#### WHAT YOU ARE ASKED TO DO:
Copy the data word for word, keeping every line.
□ □ □ □
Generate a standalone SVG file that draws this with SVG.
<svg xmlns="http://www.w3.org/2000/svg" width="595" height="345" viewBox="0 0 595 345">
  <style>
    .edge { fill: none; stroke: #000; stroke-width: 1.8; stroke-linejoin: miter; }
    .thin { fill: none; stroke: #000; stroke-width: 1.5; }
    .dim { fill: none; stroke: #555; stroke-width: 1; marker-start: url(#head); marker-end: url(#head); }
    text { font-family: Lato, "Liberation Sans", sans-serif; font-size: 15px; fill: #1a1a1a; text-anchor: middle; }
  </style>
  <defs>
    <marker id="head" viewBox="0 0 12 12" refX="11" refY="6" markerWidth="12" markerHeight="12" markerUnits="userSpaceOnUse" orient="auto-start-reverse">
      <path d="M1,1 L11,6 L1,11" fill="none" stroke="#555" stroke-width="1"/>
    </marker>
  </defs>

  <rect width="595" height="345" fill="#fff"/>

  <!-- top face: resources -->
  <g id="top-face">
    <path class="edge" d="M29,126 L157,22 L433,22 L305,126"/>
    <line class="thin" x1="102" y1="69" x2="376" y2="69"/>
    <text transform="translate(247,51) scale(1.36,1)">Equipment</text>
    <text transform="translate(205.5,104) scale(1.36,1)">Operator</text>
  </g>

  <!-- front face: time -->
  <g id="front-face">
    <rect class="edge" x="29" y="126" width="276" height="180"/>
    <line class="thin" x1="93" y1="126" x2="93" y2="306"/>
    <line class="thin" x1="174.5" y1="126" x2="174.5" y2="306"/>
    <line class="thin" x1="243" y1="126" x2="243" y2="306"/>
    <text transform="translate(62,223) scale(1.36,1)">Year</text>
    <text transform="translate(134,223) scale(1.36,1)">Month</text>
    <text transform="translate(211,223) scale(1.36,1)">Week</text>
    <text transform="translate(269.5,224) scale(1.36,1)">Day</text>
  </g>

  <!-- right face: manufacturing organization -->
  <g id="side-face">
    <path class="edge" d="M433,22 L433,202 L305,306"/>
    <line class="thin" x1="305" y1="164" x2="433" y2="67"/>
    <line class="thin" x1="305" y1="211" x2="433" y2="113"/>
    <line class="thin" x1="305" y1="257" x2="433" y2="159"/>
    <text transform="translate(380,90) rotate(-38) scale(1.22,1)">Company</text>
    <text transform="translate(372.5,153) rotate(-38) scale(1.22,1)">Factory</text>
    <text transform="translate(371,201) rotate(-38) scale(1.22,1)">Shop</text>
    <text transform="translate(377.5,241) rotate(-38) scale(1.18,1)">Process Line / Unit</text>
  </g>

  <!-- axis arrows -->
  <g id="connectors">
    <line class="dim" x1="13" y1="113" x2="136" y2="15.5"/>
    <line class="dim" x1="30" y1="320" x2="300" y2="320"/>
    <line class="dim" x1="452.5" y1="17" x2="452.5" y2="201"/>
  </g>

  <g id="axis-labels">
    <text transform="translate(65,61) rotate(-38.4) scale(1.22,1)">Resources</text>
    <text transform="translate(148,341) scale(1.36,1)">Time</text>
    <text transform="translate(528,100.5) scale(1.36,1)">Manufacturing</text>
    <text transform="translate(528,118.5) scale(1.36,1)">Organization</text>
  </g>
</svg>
□ □ □ □
#### ANSWER IN FULL:
Generate a standalone SVG file that draws this with SVG.
<svg xmlns="http://www.w3.org/2000/svg" width="595" height="345" viewBox="0 0 595 345">
  <style>
    .edge { fill: none; stroke: #000; stroke-width: 1.8; stroke-linejoin: miter; }
    .thin { fill: none; stroke: #000; stroke-width: 1.5; }
    .dim { fill: none; stroke: #555; stroke-width: 1; marker-start: url(#head); marker-end: url(#head); }
    text { font-family: Lato, "Liberation Sans", sans-serif; font-size: 15px; fill: #1a1a1a; text-anchor: middle; }
  </style>
  <defs>
    <marker id="head" viewBox="0 0 12 12" refX="11" refY="6" markerWidth="12" markerHeight="12" markerUnits="userSpaceOnUse" orient="auto-start-reverse">
      <path d="M1,1 L11,6 L1,11" fill="none" stroke="#555" stroke-width="1"/>
    </marker>
  </defs>

  <rect width="595" height="345" fill="#fff"/>

  <!-- top face: resources -->
  <g id="top-face">
    <path class="edge" d="M29,126 L157,22 L433,22 L305,126"/>
    <line class="thin" x1="102" y1="69" x2="376" y2="69"/>
    <text transform="translate(247,51) scale(1.36,1)">Equipment</text>
    <text transform="translate(205.5,104) scale(1.36,1)">Operator</text>
  </g>

  <!-- front face: time -->
  <g id="front-face">
    <rect class="edge" x="29" y="126" width="276" height="180"/>
    <line class="thin" x1="93" y1="126" x2="93" y2="306"/>
    <line class="thin" x1="174.5" y1="126" x2="174.5" y2="306"/>
    <line class="thin" x1="243" y1="126" x2="243" y2="306"/>
    <text transform="translate(62,223) scale(1.36,1)">Year</text>
    <text transform="translate(134,223) scale(1.36,1)">Month</text>
    <text transform="translate(211,223) scale(1.36,1)">Week</text>
    <text transform="translate(269.5,224) scale(1.36,1)">Day</text>
  </g>

  <!-- right face: manufacturing organization -->
  <g id="side-face">
    <path class="edge" d="M433,22 L433,202 L305,306"/>
    <line class="thin" x1="305" y1="164" x2="433" y2="67"/>
    <line class="thin" x1="305" y1="211" x2="433" y2="113"/>
    <line class="thin" x1="305" y1="257" x2="433" y2="159"/>
    <text transform="translate(380,90) rotate(-38) scale(1.22,1)">Company</text>
    <text transform="translate(372.5,153) rotate(-38) scale(1.22,1)">Factory</text>
    <text transform="translate(371,201) rotate(-38) scale(1.22,1)">Shop</text>
    <text transform="translate(377.5,241) rotate(-38) scale(1.18,1)">Process Line / Unit</text>
  </g>

  <!-- axis arrows -->
  <g id="connectors">
    <line class="dim" x1="13" y1="113" x2="136" y2="15.5"/>
    <line class="dim" x1="30" y1="320" x2="300" y2="320"/>
    <line class="dim" x1="452.5" y1="17" x2="452.5" y2="201"/>
  </g>

  <g id="axis-labels">
    <text transform="translate(65,61) rotate(-38.4) scale(1.22,1)">Resources</text>
    <text transform="translate(148,341) scale(1.36,1)">Time</text>
    <text transform="translate(528,100.5) scale(1.36,1)">Manufacturing</text>
    <text transform="translate(528,118.5) scale(1.36,1)">Organization</text>
  </g>
</svg>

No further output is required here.